Last week, the state Department of Environmental Management announced the Cottrell Homestead was named Rhode Island’s 2015 Outstanding Dairy Farm of the Year by the Rhode Island Green Pastures Committee. The committee chose the Cottrell Homestead because of its outstanding relationship with the community, its active involvement with the future viability of dairy farming in Rhode Island, and its continuing efforts to implement best management practices, a DEM news release said.
The Cottrell Homestead won the award, in part, because of a new calf barn that replaced the original, dilapidated one. The roomy area with sectioned off areas keeps the animals healthier, Cottrell said.
“The historic Cottrell Homestead in West Kingston is one of Rhode Island’s finest dairy farms and we are pleased that it has been selected for this special award,” DEM Director Janet Coit said in a news release. “The success enjoyed by the Cottrell family and other dairy farmers who produce local milk products is helping to protect and preserve hundreds of acres of farmland that will support continued agricultural endeavors for this and future generations to enjoy.”
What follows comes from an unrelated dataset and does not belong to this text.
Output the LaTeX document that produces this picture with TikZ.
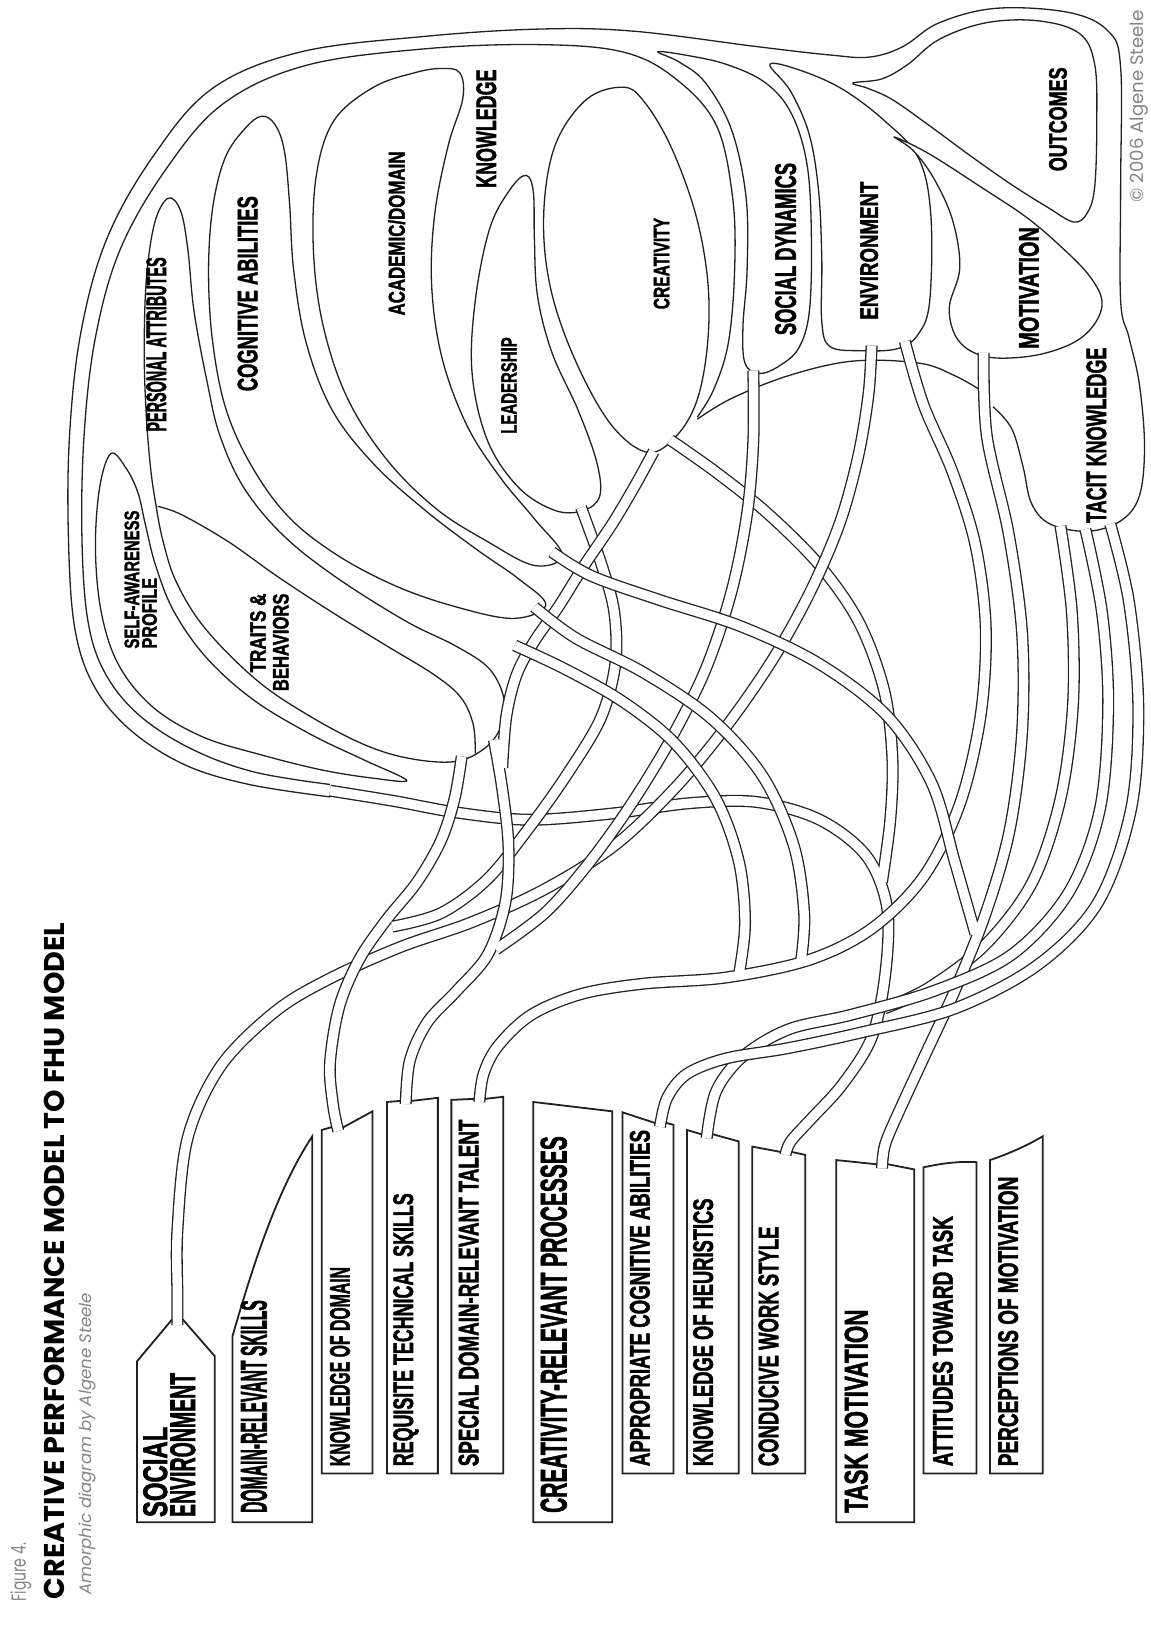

The farm is part of the Rhode Island Dairy Farms Cooperative that began in 2004, kick-started with a $125,000 loan and additional funding. The cooperative markets the milk, cream, butter and cheese, which is free of artificial growth hormones, under the “Rhody Fresh” label. The Cottrells owe their continued success to Rhody Fresh, although for them, making a profit still isn’t easy, Cottrell said, as the price the farmers receive for milk is at a low, while the price of milk in stores sold to consumers remains high.
The Cottrells have about 54 cows of three breeds, Ayrshires, Holsteins and Jerseys. The farm produces about 2,800 pounds of milk per day. Calves are bred when they are about 2 years old, and can then begin producing milk.
“When I first started helping out my father in 1970, we had a milk tank, before we had a pipeline, and we had to carry the milk buckets,” Cottrell recollected. “It wasn’t too bad at first, until you got down to the other end – at 11 years old, you were carrying 35-pound buckets, with milk slapping all over you. And then you had to get to the tank and lift the milk up into the strainer.”
In 1975, a pipeline was added, allowing the milk to run directly from the cows’ udders through the pipeline into the strainer – no more heavy bucket lifting. But that doesn’t mean the work is easy. Most of the work is done by the two brothers, their father, Oliver, one worker and a few helpers here and there.
“There’s feeding, cleaning, milking, cropping, chopping grass, planting corn,” Cottrell said. “We milk the cows twice a day, at 8 in the morning and in the evening at 5:30. We milk every day, including Christmas and New Year’s. There’s no such thing as a holiday.”
The Cottrell family also grows corn, hay and vegetables to sell at their farm stand. “To all my fans: Corn will be here in just a little bit longer!” Cottrell said with a laugh.